Tourism to small countries in Europe usually revolves around quick visits to the nation’s capital. However, given how small Malta’s capital city of Valletta is, the overwhelming majority of things to see and do there can be found elsewhere in the country.
Malta consists of three islands. The largest island is also called Malta, and is where most of the country’s administration, commerce, and tourism take place. The second-largest island to the north is Gozo. This island is more rural and laid back, although it does still have a decent amount of tourism. Malta’s third island, Comino, has no permanent residents, no cars, and only one hotel to host the few visitors who want to come enjoy its remote tranquility.
Unlike the rocky and sandstone-coloured larger island of Malta, Gozo is greener and more rugged. The oldest of Megalithic Stone Temples of Malta, a UNESCO world heritage site, can be found in the centre of the island of Gozo. These two Temples of Ggantija are far older the pyramids of Egypt and are the second-oldest religious structures still standing worldwide.
According to the Malta Tourism Authority’s Visit Malta and Go Gozo campaigns, the island is “developed just enough to guarantee a sustainable economic activity,” when gives it a more natural and authentic character compared with most other Mediterranean islands that have been built up and over-commercialized to take advantage of modern mass tourism.
Of the country’s total population of nearly 500,000 people only about 30,000 live on the island of Gozo. However, large churches, beautiful villages, and a decent number of small hotels and resorts dot the island and welcome visitors year-round.
Malta’s larger island, which is also called Malta, is not only home to the country’s other 470,000 inhabitants and host to its small capital city of Valletta, but it also has the country’s only airport in the south-central part of the island. There are also five more UNESCO-designated Megalithic Stone Temples located on this island at Hagar Qin, Mnajdra, Tarxien, Ta’Hagrat, and Skorba.
Because the capital city of Valletta is so small, there are several areas adjacent to the capital that form prominent parts of the larger Valletta “metro” area, if one can even refer to such a tiny metropolis as such. Outside of the city gates of Valletta are the Triton Fountain, the Valletta Waterfront, and a number of nice parks, churches, malls, and upscale hotels. Everything outside of the city gates but sharing the same peninsula with Valletta proper is walkable to the capital.
A little further away and occupying the peninsulas opposite that on which Valletta sits are several other historic and modern neighbourhoods, including Forts Ricosoli and St. Angelo to the south and Forts Manoel and Tigne, and The Point shopping and residential complexes to the north.
To the west of this coastal capital area and toward the north-central part of the island is Mdina. This well-preserved walled city served as Malta’s capital until Medieval times when Valletta was founded. Today, a mix of beautiful palaces, churches, quaint shops, and restaurants attract more than 750,000 visitors a year.

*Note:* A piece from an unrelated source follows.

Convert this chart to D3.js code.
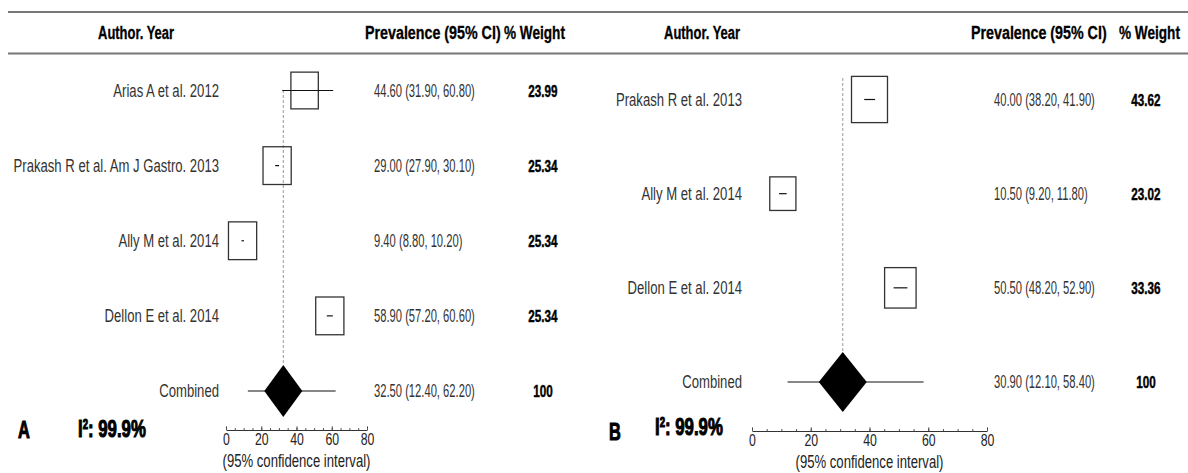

Heading directly north from Mdina towards the coast takes you to the city of Bugibba, where the Malta National Aquarium can be found. On the opposite end of the island in the south is another of the country’s most famous attractions – the Blue Grotto. This is a series of natural caves and white arched rock formations on the coast that create stunning visuals in contrast the cobalt blue water that flows into them forming a natural grotto.

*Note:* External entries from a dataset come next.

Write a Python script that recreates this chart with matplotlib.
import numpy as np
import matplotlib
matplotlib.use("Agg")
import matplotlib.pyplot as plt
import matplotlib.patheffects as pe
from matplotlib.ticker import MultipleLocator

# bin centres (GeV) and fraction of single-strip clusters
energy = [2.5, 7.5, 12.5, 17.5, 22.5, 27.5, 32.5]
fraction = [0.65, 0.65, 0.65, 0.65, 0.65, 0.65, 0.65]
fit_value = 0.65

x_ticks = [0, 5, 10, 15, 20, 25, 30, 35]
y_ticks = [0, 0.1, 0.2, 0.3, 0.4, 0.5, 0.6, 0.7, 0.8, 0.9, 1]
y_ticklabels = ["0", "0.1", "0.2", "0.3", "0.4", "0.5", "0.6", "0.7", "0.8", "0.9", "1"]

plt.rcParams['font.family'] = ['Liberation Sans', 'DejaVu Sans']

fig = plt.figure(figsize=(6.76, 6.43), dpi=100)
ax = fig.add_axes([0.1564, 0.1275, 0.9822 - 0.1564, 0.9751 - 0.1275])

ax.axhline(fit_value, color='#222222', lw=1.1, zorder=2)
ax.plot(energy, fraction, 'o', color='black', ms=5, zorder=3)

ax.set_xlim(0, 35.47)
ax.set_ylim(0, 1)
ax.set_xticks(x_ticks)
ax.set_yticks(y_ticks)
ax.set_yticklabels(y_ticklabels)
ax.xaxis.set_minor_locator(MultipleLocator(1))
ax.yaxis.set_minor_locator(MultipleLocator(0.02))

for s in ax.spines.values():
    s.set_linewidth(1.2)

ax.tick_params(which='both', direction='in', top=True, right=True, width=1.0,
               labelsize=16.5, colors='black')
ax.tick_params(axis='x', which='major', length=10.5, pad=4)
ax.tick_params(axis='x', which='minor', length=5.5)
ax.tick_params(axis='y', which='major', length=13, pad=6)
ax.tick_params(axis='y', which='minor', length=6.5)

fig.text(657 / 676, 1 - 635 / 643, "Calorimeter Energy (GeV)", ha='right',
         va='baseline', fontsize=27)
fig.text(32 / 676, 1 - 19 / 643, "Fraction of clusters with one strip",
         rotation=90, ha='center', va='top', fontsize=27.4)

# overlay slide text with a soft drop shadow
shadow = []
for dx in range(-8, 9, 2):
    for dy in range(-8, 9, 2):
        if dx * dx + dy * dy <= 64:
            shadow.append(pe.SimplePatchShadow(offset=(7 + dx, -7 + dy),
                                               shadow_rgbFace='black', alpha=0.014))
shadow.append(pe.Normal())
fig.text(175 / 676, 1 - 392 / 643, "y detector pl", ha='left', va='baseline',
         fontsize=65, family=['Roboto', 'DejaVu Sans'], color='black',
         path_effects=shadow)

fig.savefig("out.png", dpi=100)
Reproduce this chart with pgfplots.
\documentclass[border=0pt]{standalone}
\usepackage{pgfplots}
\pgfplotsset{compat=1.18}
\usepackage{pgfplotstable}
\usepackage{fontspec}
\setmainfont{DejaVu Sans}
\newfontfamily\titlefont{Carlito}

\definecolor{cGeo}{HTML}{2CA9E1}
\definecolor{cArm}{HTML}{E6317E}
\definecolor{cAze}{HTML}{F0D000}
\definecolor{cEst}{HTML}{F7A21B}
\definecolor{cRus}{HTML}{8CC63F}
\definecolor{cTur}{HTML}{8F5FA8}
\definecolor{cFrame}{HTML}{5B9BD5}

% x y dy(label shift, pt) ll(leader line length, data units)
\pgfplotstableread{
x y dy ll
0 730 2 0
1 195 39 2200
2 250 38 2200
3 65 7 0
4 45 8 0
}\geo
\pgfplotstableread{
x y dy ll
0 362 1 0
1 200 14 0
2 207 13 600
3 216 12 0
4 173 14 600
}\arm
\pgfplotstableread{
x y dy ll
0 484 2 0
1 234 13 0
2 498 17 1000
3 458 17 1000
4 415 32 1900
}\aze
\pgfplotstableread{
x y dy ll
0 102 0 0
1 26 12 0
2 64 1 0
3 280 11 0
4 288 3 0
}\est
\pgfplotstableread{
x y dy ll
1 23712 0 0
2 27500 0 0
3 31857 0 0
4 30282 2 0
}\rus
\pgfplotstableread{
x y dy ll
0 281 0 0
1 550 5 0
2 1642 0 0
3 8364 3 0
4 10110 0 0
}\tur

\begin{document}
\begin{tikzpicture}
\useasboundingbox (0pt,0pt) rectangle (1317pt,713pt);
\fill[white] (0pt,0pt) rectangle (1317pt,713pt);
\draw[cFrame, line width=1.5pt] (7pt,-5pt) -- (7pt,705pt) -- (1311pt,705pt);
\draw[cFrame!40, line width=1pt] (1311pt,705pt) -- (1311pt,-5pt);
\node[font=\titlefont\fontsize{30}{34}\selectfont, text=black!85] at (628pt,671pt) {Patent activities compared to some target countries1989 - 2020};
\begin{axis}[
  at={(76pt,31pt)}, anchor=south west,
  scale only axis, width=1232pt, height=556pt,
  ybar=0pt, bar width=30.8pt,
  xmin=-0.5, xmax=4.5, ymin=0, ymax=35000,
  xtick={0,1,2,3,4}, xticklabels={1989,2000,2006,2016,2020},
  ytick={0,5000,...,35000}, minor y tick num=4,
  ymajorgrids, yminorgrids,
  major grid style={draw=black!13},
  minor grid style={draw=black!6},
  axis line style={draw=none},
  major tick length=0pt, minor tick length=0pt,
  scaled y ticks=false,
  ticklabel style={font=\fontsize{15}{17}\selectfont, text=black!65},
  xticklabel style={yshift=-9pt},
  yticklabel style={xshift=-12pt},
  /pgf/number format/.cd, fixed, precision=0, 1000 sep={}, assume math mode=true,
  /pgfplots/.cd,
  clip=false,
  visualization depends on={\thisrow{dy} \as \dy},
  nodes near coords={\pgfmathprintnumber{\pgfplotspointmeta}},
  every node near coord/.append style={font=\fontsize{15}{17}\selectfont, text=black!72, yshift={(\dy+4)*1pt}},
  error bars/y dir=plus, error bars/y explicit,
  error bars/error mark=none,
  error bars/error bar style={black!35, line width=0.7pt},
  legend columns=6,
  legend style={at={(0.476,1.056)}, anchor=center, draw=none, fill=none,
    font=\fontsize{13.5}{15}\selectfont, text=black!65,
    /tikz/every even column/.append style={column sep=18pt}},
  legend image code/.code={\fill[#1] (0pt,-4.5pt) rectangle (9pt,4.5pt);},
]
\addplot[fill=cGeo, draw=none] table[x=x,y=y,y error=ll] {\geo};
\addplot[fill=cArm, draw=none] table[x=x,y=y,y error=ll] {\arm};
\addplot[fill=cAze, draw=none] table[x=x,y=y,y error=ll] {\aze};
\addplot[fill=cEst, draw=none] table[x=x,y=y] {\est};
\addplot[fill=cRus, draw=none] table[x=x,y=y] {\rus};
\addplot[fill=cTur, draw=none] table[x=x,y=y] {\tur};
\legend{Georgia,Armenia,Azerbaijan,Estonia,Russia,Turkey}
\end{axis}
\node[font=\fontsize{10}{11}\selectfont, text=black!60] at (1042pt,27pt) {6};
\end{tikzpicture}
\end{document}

In addition to these areas, monuments, attractions, and cities, Malta has a lot more to offer visitors all within compact territory of one of Europe’s smallest, but most fascinating and historic nations. Despite its size, Malta has an enormous amount to see and do when visiting.
Don’t make the mistake I did on my first visit and only give it a day or two and think there isn’t much more than the capital to experience. You’ll be pleasantly surprised by what the entire country has to offer.